Enter Hank Paulson. He's credible as an ex-Wall Street CEO, right? I have many conservative friends who, on that basis alone, are willing to at least entertain the idea that the bail-out money can't be spent that poorly. But civil servants change. New ones come. Sometimes the one we entrust a particular policy to is not the one who actually carries it out, and as a result, they carry it out poorly.

Hank Paulson isn't going to be the one administering this bail-out. In all likelihood, it will be the person selected as Treasury Secretary under President Obama [sic]. Do you know who that is? I certainly don't. Are you willing to trust that person to make good judgements about how to effectively spend this money? I shudder at the thought.


C. August said...

That's a great point. Assuming that it's a foregone conclusion that some awful bailout will happen, it undoubtedly will be someone else administering it.
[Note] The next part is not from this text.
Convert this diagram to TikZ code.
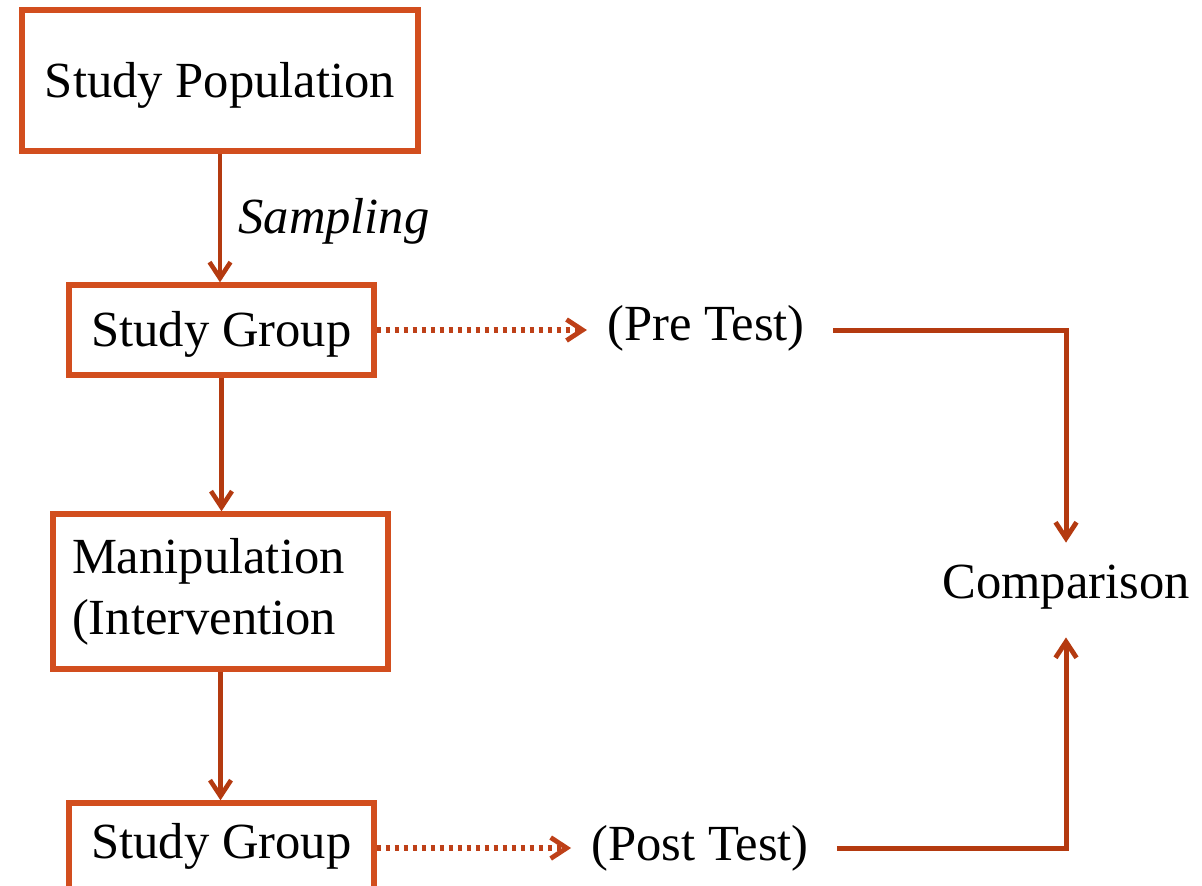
\documentclass[tikz,border=0pt]{standalone}
\usepackage{fontspec}
\setmainfont{Liberation Serif}
\usetikzlibrary{arrows.meta}

\definecolor{boxc}{RGB}{210,78,30}
\definecolor{arrc}{RGB}{180,58,16}
\definecolor{dotc}{RGB}{190,64,24}

\tikzset{
  stagebox/.style={draw=boxc, line width=2.7pt, inner sep=0pt, fill=white,
    text height=16.5pt, text depth=0pt},
  plain/.style={inner sep=0pt},
  testlabel/.style={inner ysep=0pt, inner xsep=10pt, text height=16.5pt, text depth=0pt},
  flow/.style={draw=arrc, line width=2.3pt,
    -{Straight Barb[length=8pt, width=10.5pt, line width=2.3pt]}},
  probe/.style={draw=dotc, line width=2.6pt, dash pattern=on 2.2pt off 2.3pt,
    -{Straight Barb[length=8pt, width=10.5pt, line width=2.4pt]}},
  joinline/.style={draw=arrc, line width=2.5pt,
    -{Straight Barb[length=8pt, width=10.5pt, line width=2.4pt]}}
}

\begin{document}
\begin{tikzpicture}[x=0.5pt, y=-0.5pt, font=\fontsize{25.3pt}{30.5pt}\selectfont]
  \useasboundingbox (0,0) rectangle (1202,885);

  % left column of stages
  \node[stagebox, minimum width=198pt, minimum height=70.5pt] (pop) at (220,80.5) {Study Population};
  \node[stagebox, minimum width=152.5pt, minimum height=45pt] (grp1) at (221.5,330) {Study Group};
  \node[stagebox, minimum width=167.5pt, minimum height=77.5pt, text width=148.5pt, align=left,
        text height=, text depth=]
       (manip) at (220.5,591.5) {Manipulation\\(Intervention};
  \node[stagebox, minimum width=152.5pt, minimum height=45pt, text height=10pt] (grp2) at (221.5,848) {Study Group};

  \node[plain, anchor=base west] (samp) at (238,233) {\textit{Sampling}};

  % measurements and comparison
  \node[testlabel] (pre) at (706,323.5) {(Pre Test)};
  \node[testlabel] (post) at (700,843.5) {(Post Test)};
  \node[testlabel, inner xsep=0pt, inner ysep=11pt] (cmp) at (1066,581.5) {Comparison};

  % main flow
  \draw[flow] (pop.south) -- (pop.south |- grp1.north);
  \draw[flow] (grp1.south) -- (grp1.south |- manip.north);
  \draw[flow] (manip.south) -- (manip.south |- grp2.north);

  % tests
  \draw[probe] (grp1.east) -- (grp1.east -| pre.west);
  \draw[probe] (grp2.east) -- (grp2.east -| post.west);

  % into the comparison
  \draw[joinline, shorten <=4pt] (pre.east |- grp1.east) -| (cmp.north);
  \draw[joinline, shorten <=4pt, shorten >=8.5pt] (post.east |- grp2.east) -| (cmp.south);
\end{tikzpicture}
\end{document}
This brings up the question: who will President.. choke, cough, Obama pick?

Kendall J said...

No idea. Hate to even speculate. Someone who looks credible but will speak more to his philosophy, which means he'll take advantage of every "option" built into the bail-out to advance social causes, and not get serious about bank recapitalization.

Steven Singer said...

As usual, this is another great point Kendall. My question is whether Paulson or Bernanke would even be in these positions if the powers that be couldn't trust them to do "the right thing"? We know that Allan Greenspan was once a sound money man. By studying his early writings on the economy we expected that his approach would have been anything but setting an artificially low price for credit. Yet we are paying the price for his years of price fixing. The next question to ask is whether the system corrupts the individual or if the system only selects those individual upon whom it can trust manipulate credit and impose government control over the free market? Furthermore, if the free market is dead, as it appears, does it even matter who runs the fed or the treasury? As you mentioned, it is tough to speculate about future events in this uncertain climate, but I'm confident enough to admit that I'm not optimistic based on historical precedent.